The records below must be duplicated exactly, character for character.

(Items listed in a dataset)
------------------------------------------------

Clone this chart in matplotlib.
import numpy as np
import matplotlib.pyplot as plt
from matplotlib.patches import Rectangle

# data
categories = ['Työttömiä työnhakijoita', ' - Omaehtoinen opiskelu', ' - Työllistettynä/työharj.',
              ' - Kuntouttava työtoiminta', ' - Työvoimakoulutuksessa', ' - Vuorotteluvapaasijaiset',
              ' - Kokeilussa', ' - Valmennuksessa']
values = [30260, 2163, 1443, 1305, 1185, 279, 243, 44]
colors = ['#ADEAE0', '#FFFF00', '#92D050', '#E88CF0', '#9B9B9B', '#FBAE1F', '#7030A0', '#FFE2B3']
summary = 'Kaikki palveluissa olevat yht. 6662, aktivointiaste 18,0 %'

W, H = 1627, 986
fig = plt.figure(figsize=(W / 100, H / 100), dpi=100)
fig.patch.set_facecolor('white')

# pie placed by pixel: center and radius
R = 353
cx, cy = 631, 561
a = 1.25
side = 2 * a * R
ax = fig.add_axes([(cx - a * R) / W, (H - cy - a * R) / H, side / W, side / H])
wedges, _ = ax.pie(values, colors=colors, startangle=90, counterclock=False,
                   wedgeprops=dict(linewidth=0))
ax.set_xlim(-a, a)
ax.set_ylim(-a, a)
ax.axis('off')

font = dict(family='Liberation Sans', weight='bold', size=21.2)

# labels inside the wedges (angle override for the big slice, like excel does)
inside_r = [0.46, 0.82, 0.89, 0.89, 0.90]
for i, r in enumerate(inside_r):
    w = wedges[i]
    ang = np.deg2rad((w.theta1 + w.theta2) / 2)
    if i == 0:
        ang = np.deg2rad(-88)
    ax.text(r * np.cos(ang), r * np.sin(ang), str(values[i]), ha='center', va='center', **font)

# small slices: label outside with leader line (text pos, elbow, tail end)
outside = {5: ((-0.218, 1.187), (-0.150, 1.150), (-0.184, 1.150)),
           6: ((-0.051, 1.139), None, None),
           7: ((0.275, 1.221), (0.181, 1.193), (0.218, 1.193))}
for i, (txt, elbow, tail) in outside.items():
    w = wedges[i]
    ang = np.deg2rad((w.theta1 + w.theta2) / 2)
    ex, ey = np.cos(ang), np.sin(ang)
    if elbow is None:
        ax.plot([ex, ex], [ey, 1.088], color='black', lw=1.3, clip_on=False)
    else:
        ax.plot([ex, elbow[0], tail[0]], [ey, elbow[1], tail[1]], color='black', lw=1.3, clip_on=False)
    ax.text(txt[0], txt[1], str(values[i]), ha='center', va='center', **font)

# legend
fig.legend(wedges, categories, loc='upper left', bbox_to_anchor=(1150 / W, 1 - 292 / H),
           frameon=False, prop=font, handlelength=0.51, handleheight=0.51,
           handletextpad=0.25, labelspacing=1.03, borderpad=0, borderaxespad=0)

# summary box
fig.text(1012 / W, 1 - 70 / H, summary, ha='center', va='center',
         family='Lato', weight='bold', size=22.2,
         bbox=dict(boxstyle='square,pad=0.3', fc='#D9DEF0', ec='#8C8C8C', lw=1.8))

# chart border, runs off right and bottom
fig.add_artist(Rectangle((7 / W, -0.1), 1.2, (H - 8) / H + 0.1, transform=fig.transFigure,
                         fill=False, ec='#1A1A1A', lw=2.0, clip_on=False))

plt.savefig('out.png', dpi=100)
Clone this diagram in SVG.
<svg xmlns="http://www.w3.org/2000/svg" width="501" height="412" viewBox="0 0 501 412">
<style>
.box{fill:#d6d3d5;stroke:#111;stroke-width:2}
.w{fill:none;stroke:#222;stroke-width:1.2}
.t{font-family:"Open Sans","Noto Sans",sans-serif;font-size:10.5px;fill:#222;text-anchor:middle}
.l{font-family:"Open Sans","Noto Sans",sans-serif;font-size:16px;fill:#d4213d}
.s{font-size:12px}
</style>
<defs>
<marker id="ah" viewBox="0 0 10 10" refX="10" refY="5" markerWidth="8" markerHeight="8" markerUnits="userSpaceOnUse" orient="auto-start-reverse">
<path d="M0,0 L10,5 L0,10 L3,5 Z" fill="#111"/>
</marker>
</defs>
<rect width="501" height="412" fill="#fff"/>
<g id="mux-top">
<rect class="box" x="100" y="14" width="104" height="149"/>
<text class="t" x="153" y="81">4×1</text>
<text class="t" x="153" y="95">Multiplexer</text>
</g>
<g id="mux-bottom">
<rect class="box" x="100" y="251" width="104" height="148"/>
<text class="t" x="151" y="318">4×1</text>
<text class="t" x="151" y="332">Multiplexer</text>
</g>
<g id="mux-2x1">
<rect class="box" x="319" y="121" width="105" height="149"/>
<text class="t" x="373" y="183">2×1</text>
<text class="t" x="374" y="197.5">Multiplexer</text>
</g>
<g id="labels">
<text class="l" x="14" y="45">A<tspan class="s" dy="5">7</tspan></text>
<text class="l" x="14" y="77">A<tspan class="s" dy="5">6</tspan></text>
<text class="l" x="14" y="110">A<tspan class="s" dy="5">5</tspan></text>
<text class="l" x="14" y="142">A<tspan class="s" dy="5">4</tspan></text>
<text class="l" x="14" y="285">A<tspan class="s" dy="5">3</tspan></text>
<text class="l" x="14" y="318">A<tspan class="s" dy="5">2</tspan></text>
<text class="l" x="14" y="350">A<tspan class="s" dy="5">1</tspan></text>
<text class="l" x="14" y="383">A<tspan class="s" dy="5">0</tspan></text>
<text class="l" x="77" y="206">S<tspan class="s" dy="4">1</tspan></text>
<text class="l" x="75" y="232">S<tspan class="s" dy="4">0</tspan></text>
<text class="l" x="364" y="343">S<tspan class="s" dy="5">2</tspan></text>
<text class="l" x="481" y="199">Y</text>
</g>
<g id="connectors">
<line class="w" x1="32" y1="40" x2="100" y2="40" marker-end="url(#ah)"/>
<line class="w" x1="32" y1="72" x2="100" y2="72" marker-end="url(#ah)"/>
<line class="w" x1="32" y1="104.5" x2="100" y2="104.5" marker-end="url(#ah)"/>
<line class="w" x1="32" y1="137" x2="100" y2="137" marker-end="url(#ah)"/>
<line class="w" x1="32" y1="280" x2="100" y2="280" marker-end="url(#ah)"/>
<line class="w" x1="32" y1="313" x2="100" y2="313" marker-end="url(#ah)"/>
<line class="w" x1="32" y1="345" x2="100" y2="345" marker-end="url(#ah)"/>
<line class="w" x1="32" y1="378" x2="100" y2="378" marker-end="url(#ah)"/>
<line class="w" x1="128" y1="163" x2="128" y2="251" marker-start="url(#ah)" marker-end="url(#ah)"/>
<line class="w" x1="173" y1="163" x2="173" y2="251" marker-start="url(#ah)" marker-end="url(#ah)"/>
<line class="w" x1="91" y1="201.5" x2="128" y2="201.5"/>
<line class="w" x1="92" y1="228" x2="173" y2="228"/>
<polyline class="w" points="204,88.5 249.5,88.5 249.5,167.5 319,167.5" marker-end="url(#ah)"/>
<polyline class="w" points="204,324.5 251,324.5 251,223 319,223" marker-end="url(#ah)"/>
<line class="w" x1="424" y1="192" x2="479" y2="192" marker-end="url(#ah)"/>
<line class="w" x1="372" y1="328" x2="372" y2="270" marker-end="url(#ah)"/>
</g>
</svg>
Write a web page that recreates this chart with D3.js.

------------------------------------------------

_ANSWER TO THE TASK:_
Clone this chart in matplotlib.
import numpy as np
import matplotlib.pyplot as plt
from matplotlib.patches import Rectangle

# data
categories = ['Työttömiä työnhakijoita', ' - Omaehtoinen opiskelu', ' - Työllistettynä/työharj.',
              ' - Kuntouttava työtoiminta', ' - Työvoimakoulutuksessa', ' - Vuorotteluvapaasijaiset',
              ' - Kokeilussa', ' - Valmennuksessa']
values = [30260, 2163, 1443, 1305, 1185, 279, 243, 44]
colors = ['#ADEAE0', '#FFFF00', '#92D050', '#E88CF0', '#9B9B9B', '#FBAE1F', '#7030A0', '#FFE2B3']
summary = 'Kaikki palveluissa olevat yht. 6662, aktivointiaste 18,0 %'

W, H = 1627, 986
fig = plt.figure(figsize=(W / 100, H / 100), dpi=100)
fig.patch.set_facecolor('white')

# pie placed by pixel: center and radius
R = 353
cx, cy = 631, 561
a = 1.25
side = 2 * a * R
ax = fig.add_axes([(cx - a * R) / W, (H - cy - a * R) / H, side / W, side / H])
wedges, _ = ax.pie(values, colors=colors, startangle=90, counterclock=False,
                   wedgeprops=dict(linewidth=0))
ax.set_xlim(-a, a)
ax.set_ylim(-a, a)
ax.axis('off')

font = dict(family='Liberation Sans', weight='bold', size=21.2)

# labels inside the wedges (angle override for the big slice, like excel does)
inside_r = [0.46, 0.82, 0.89, 0.89, 0.90]
for i, r in enumerate(inside_r):
    w = wedges[i]
    ang = np.deg2rad((w.theta1 + w.theta2) / 2)
    if i == 0:
        ang = np.deg2rad(-88)
    ax.text(r * np.cos(ang), r * np.sin(ang), str(values[i]), ha='center', va='center', **font)

# small slices: label outside with leader line (text pos, elbow, tail end)
outside = {5: ((-0.218, 1.187), (-0.150, 1.150), (-0.184, 1.150)),
           6: ((-0.051, 1.139), None, None),
           7: ((0.275, 1.221), (0.181, 1.193), (0.218, 1.193))}
for i, (txt, elbow, tail) in outside.items():
    w = wedges[i]
    ang = np.deg2rad((w.theta1 + w.theta2) / 2)
    ex, ey = np.cos(ang), np.sin(ang)
    if elbow is None:
        ax.plot([ex, ex], [ey, 1.088], color='black', lw=1.3, clip_on=False)
    else:
        ax.plot([ex, elbow[0], tail[0]], [ey, elbow[1], tail[1]], color='black', lw=1.3, clip_on=False)
    ax.text(txt[0], txt[1], str(values[i]), ha='center', va='center', **font)

# legend
fig.legend(wedges, categories, loc='upper left', bbox_to_anchor=(1150 / W, 1 - 292 / H),
           frameon=False, prop=font, handlelength=0.51, handleheight=0.51,
           handletextpad=0.25, labelspacing=1.03, borderpad=0, borderaxespad=0)

# summary box
fig.text(1012 / W, 1 - 70 / H, summary, ha='center', va='center',
         family='Lato', weight='bold', size=22.2,
         bbox=dict(boxstyle='square,pad=0.3', fc='#D9DEF0', ec='#8C8C8C', lw=1.8))

# chart border, runs off right and bottom
fig.add_artist(Rectangle((7 / W, -0.1), 1.2, (H - 8) / H + 0.1, transform=fig.transFigure,
                         fill=False, ec='#1A1A1A', lw=2.0, clip_on=False))

plt.savefig('out.png', dpi=100)
Clone this diagram in SVG.
<svg xmlns="http://www.w3.org/2000/svg" width="501" height="412" viewBox="0 0 501 412">
<style>
.box{fill:#d6d3d5;stroke:#111;stroke-width:2}
.w{fill:none;stroke:#222;stroke-width:1.2}
.t{font-family:"Open Sans","Noto Sans",sans-serif;font-size:10.5px;fill:#222;text-anchor:middle}
.l{font-family:"Open Sans","Noto Sans",sans-serif;font-size:16px;fill:#d4213d}
.s{font-size:12px}
</style>
<defs>
<marker id="ah" viewBox="0 0 10 10" refX="10" refY="5" markerWidth="8" markerHeight="8" markerUnits="userSpaceOnUse" orient="auto-start-reverse">
<path d="M0,0 L10,5 L0,10 L3,5 Z" fill="#111"/>
</marker>
</defs>
<rect width="501" height="412" fill="#fff"/>
<g id="mux-top">
<rect class="box" x="100" y="14" width="104" height="149"/>
<text class="t" x="153" y="81">4×1</text>
<text class="t" x="153" y="95">Multiplexer</text>
</g>
<g id="mux-bottom">
<rect class="box" x="100" y="251" width="104" height="148"/>
<text class="t" x="151" y="318">4×1</text>
<text class="t" x="151" y="332">Multiplexer</text>
</g>
<g id="mux-2x1">
<rect class="box" x="319" y="121" width="105" height="149"/>
<text class="t" x="373" y="183">2×1</text>
<text class="t" x="374" y="197.5">Multiplexer</text>
</g>
<g id="labels">
<text class="l" x="14" y="45">A<tspan class="s" dy="5">7</tspan></text>
<text class="l" x="14" y="77">A<tspan class="s" dy="5">6</tspan></text>
<text class="l" x="14" y="110">A<tspan class="s" dy="5">5</tspan></text>
<text class="l" x="14" y="142">A<tspan class="s" dy="5">4</tspan></text>
<text class="l" x="14" y="285">A<tspan class="s" dy="5">3</tspan></text>
<text class="l" x="14" y="318">A<tspan class="s" dy="5">2</tspan></text>
<text class="l" x="14" y="350">A<tspan class="s" dy="5">1</tspan></text>
<text class="l" x="14" y="383">A<tspan class="s" dy="5">0</tspan></text>
<text class="l" x="77" y="206">S<tspan class="s" dy="4">1</tspan></text>
<text class="l" x="75" y="232">S<tspan class="s" dy="4">0</tspan></text>
<text class="l" x="364" y="343">S<tspan class="s" dy="5">2</tspan></text>
<text class="l" x="481" y="199">Y</text>
</g>
<g id="connectors">
<line class="w" x1="32" y1="40" x2="100" y2="40" marker-end="url(#ah)"/>
<line class="w" x1="32" y1="72" x2="100" y2="72" marker-end="url(#ah)"/>
<line class="w" x1="32" y1="104.5" x2="100" y2="104.5" marker-end="url(#ah)"/>
<line class="w" x1="32" y1="137" x2="100" y2="137" marker-end="url(#ah)"/>
<line class="w" x1="32" y1="280" x2="100" y2="280" marker-end="url(#ah)"/>
<line class="w" x1="32" y1="313" x2="100" y2="313" marker-end="url(#ah)"/>
<line class="w" x1="32" y1="345" x2="100" y2="345" marker-end="url(#ah)"/>
<line class="w" x1="32" y1="378" x2="100" y2="378" marker-end="url(#ah)"/>
<line class="w" x1="128" y1="163" x2="128" y2="251" marker-start="url(#ah)" marker-end="url(#ah)"/>
<line class="w" x1="173" y1="163" x2="173" y2="251" marker-start="url(#ah)" marker-end="url(#ah)"/>
<line class="w" x1="91" y1="201.5" x2="128" y2="201.5"/>
<line class="w" x1="92" y1="228" x2="173" y2="228"/>
<polyline class="w" points="204,88.5 249.5,88.5 249.5,167.5 319,167.5" marker-end="url(#ah)"/>
<polyline class="w" points="204,324.5 251,324.5 251,223 319,223" marker-end="url(#ah)"/>
<line class="w" x1="424" y1="192" x2="479" y2="192" marker-end="url(#ah)"/>
<line class="w" x1="372" y1="328" x2="372" y2="270" marker-end="url(#ah)"/>
</g>
</svg>
Write a web page that recreates this chart with D3.js.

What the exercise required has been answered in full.